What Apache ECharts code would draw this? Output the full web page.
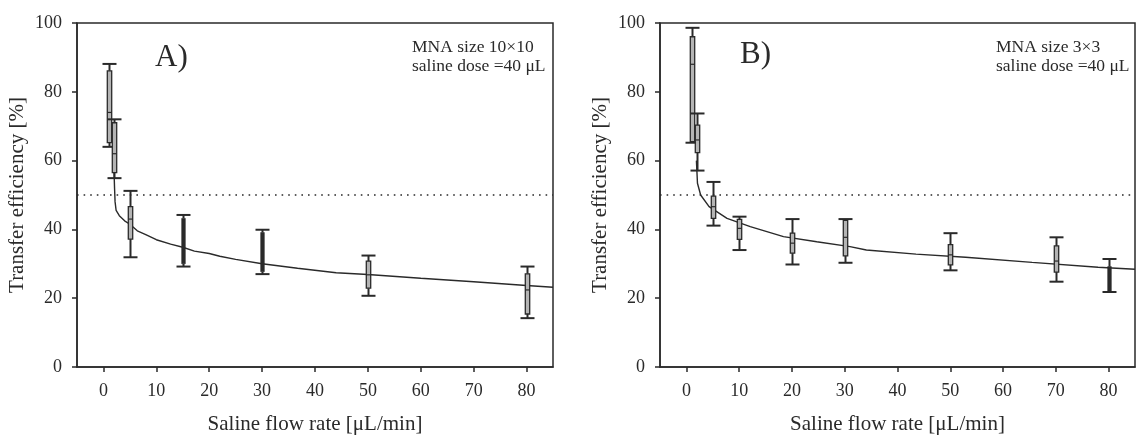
<!DOCTYPE html>
<html>
<head>
<meta charset="utf-8">
<script src="https://cdn.jsdelivr.net/npm/echarts@6/dist/echarts.min.js"></script>
<style>html,body{margin:0;padding:0;background:#fff}#c{width:1139px;height:440px}</style>
</head>
<body>
<div id="c"></div>
<script>
// ---------- data ----------
const xTicks = [0, 10, 20, 30, 40, 50, 60, 70, 80];
const yTicks = [0, 20, 40, 60, 80, 100];
const threshold = 50;

// Panel A (MNA 10x10)
const flowA = [1, 2, 5, 15, 30, 50, 80];
const lowA  = [64.0, 54.9, 31.9, 29.2, 27.0, 20.7, 14.2];
const q1A   = [65.2, 56.5, 37.2, 30.0, 27.7, 22.9, 15.4];
const medA  = [74.0, 62.0, 43.0, 36.0, 32.0, 26.8, 22.4];
const q3A   = [86.1, 71.0, 46.6, 43.2, 39.1, 30.8, 27.1];
const highA = [88.1, 72.0, 51.2, 44.2, 39.9, 32.4, 29.2];
const fitAx = [2.0, 2.1, 2.2, 2.4, 3, 4, 5, 6.4, 8, 10, 12.7, 15, 17.2, 20, 22, 25, 30, 36.7, 44, 50, 60, 70, 80, 85];
const fitAy = [57, 52, 48, 45.5, 44, 42.5, 41.5, 39.6, 38.5, 37, 35.7, 34.8, 33.7, 33, 32.2, 31.3, 30, 28.7, 27.4, 26.9, 25.8, 24.8, 23.7, 23.2];

// Panel B (MNA 3x3)
const flowB = [1, 2, 5, 10, 20, 30, 50, 70, 80];
const lowB  = [65.2, 57.1, 41.1, 34.0, 29.8, 30.3, 28.1, 24.8, 21.8];
const q1B   = [65.5, 62.3, 43.2, 37.1, 33.1, 32.3, 29.7, 27.6, 21.9];
const medB  = [88.0, 66.0, 46.6, 40.3, 36.0, 37.7, 32.6, 30.8, 26.0];
const q3B   = [96.0, 70.3, 49.7, 42.9, 38.9, 42.6, 35.6, 35.2, 29.2];
const highB = [98.6, 73.7, 53.8, 43.7, 43.0, 43.0, 38.9, 37.7, 31.4];
const fitBx = [1.9, 2.1, 2.7, 4.3, 7.7, 12.1, 18.4, 24.7, 31, 34.1, 43.5, 52.9, 65.5, 78, 85];
const fitBy = [60, 53.4, 50, 46.6, 43.2, 40.8, 37.9, 36.4, 35.0, 34.0, 32.8, 31.9, 30.4, 29.0, 28.4];

const labelA = 'A)', labelB = 'B)';
const noteA = ['MNA size 10×10', 'saline dose =40 μL'];
const noteB = ['MNA size 3×3', 'saline dose =40 μL'];
const xTitle = 'Saline flow rate [μL/min]';
const yTitle = 'Transfer efficiency [%]';

// ---------- styles ----------
const FONT = '"Liberation Serif", "Times New Roman", serif';
const INK = '#2a2a2a';
const darkA = new Set([15, 30]);   // boxes drawn as solid dark bars
const darkB = new Set([80]);

function zip(x, a, b, c, d, e) { return x.map((v, i) => [v, a[i], b[i], c[i], d[i], e[i]]); }
function pts(x, y) { return x.map((v, i) => [v, y[i]]); }

function makeRender(darkSet) {
  return function (params, api) {
    const x = api.value(0);
    const pL = api.coord([x, api.value(1)]);
    const p1 = api.coord([x, api.value(2)]);
    const pM = api.coord([x, api.value(3)]);
    const p3 = api.coord([x, api.value(4)]);
    const pH = api.coord([x, api.value(5)]);
    const cx = Math.round(pL[0]) + 0.5;
    const cap = 7, bw = 2.2;
    const ls = { stroke: INK, lineWidth: 2 };
    const kids = [
      { type: 'line', shape: { x1: cx, y1: pH[1], x2: cx, y2: p3[1] }, style: ls },
      { type: 'line', shape: { x1: cx, y1: p1[1], x2: cx, y2: pL[1] }, style: ls },
      { type: 'line', shape: { x1: cx - cap, y1: pH[1], x2: cx + cap, y2: pH[1] }, style: ls },
      { type: 'line', shape: { x1: cx - cap, y1: pL[1], x2: cx + cap, y2: pL[1] }, style: ls }
    ];
    if (darkSet.has(x)) {
      kids.push({ type: 'rect', shape: { x: cx - 1.8, y: p3[1], width: 3.6, height: p1[1] - p3[1] },
        style: { fill: INK, stroke: INK, lineWidth: 0.6 } });
    } else {
      kids.push({ type: 'rect', shape: { x: cx - bw, y: p3[1], width: bw * 2, height: p1[1] - p3[1] },
        style: { fill: '#b4b4b4', stroke: INK, lineWidth: 1.3 } });
      kids.push({ type: 'line', shape: { x1: cx - bw, y1: pM[1], x2: cx + bw, y2: pM[1] },
        style: { stroke: INK, lineWidth: 1.2 } });
    }
    return { type: 'group', children: kids };
  };
}

const grids = [
  { left: 77, top: 23, width: 476, height: 344, outerBoundsMode: 'none', containLabel: false,
    show: true, borderColor: INK, borderWidth: 1.5, backgroundColor: 'transparent' },
  { left: 660, top: 23, width: 475, height: 344, outerBoundsMode: 'none', containLabel: false,
    show: true, borderColor: INK, borderWidth: 1.5, backgroundColor: 'transparent' }
];

function xAxisFor(i) {
  return {
    gridIndex: i, type: 'value', min: -5, max: 85,
    name: xTitle, nameLocation: 'middle', nameGap: 47,
    nameTextStyle: { fontFamily: FONT, fontSize: 21, color: INK },
    axisLine: { show: true, onZero: false, lineStyle: { color: INK, width: 1.5 } },
    axisTick: { show: true, inside: false, length: 5, customValues: xTicks, lineStyle: { color: INK, width: 1.5 } },
    axisLabel: { customValues: xTicks, margin: 15, fontFamily: FONT, fontSize: 18, color: INK },
    splitLine: { show: false }
  };
}
function yAxisFor(i) {
  return {
    gridIndex: i, type: 'value', min: 0, max: 100, interval: 20,
    name: yTitle, nameLocation: 'middle', nameGap: 49, nameRotate: 90,
    nameTextStyle: { fontFamily: FONT, fontSize: 21, color: INK },
    axisLine: { show: true, onZero: false, lineStyle: { color: INK, width: 1.5 } },
    axisTick: { show: true, inside: false, length: 5, customValues: yTicks, lineStyle: { color: INK, width: 1.5 } },
    axisLabel: { customValues: yTicks, margin: 15, fontFamily: FONT, fontSize: 18, color: INK },
    splitLine: { show: false }
  };
}

function textEl(left, top, text, size) {
  return { type: 'text', left: left, top: top, style: { text: text, fontFamily: FONT, fontSize: size, fill: INK } };
}

const chart = echarts.init(document.getElementById('c'), null, { renderer: 'canvas' });
chart.setOption({
  animation: false,
  backgroundColor: '#fff',
  grid: grids,
  xAxis: [xAxisFor(0), xAxisFor(1)],
  yAxis: [yAxisFor(0), yAxisFor(1)],
  graphic: [
    textEl(155, 42, labelA, 31),
    textEl(740, 39, labelB, 31),
    textEl(412, 38, noteA[0], 17.5),
    textEl(412, 57, noteA[1], 17.5),
    textEl(996, 38, noteB[0], 17.5),
    textEl(996, 57, noteB[1], 17.5)
  ],
  series: [
    { type: 'line', xAxisIndex: 0, yAxisIndex: 0, data: [[-5, threshold], [85, threshold]], symbol: 'none',
      lineStyle: { color: INK, width: 1.6, type: [1.6, 5] }, silent: true },
    { type: 'line', xAxisIndex: 1, yAxisIndex: 1, data: [[-5, threshold], [85, threshold]], symbol: 'none',
      lineStyle: { color: INK, width: 1.6, type: [1.6, 5] }, silent: true },
    { type: 'line', xAxisIndex: 0, yAxisIndex: 0, data: pts(fitAx, fitAy), symbol: 'none',
      lineStyle: { color: INK, width: 1.4 }, silent: true },
    { type: 'line', xAxisIndex: 1, yAxisIndex: 1, data: pts(fitBx, fitBy), symbol: 'none',
      lineStyle: { color: INK, width: 1.4 }, silent: true },
    { type: 'custom', xAxisIndex: 0, yAxisIndex: 0, data: zip(flowA, lowA, q1A, medA, q3A, highA),
      renderItem: makeRender(darkA), encode: { x: 0, y: [1, 2, 3, 4, 5] }, clip: false, z: 5 },
    { type: 'custom', xAxisIndex: 1, yAxisIndex: 1, data: zip(flowB, lowB, q1B, medB, q3B, highB),
      renderItem: makeRender(darkB), encode: { x: 0, y: [1, 2, 3, 4, 5] }, clip: false, z: 5 }
  ]
});
</script>
</body>
</html>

» AIM
Repeat exactly and only the lines from the start of the data above through the line that holds "const threshold = 50;", inclusive. Pictures do not belong in the copy.

» WRITTEN RESPONSE
What Apache ECharts code would draw this? Output the full web page.
<!DOCTYPE html>
<html>
<head>
<meta charset="utf-8">
<script src="https://cdn.jsdelivr.net/npm/echarts@6/dist/echarts.min.js"></script>
<style>html,body{margin:0;padding:0;background:#fff}#c{width:1139px;height:440px}</style>
</head>
<body>
<div id="c"></div>
<script>
// ---------- data ----------
const xTicks = [0, 10, 20, 30, 40, 50, 60, 70, 80];
const yTicks = [0, 20, 40, 60, 80, 100];
const threshold = 50;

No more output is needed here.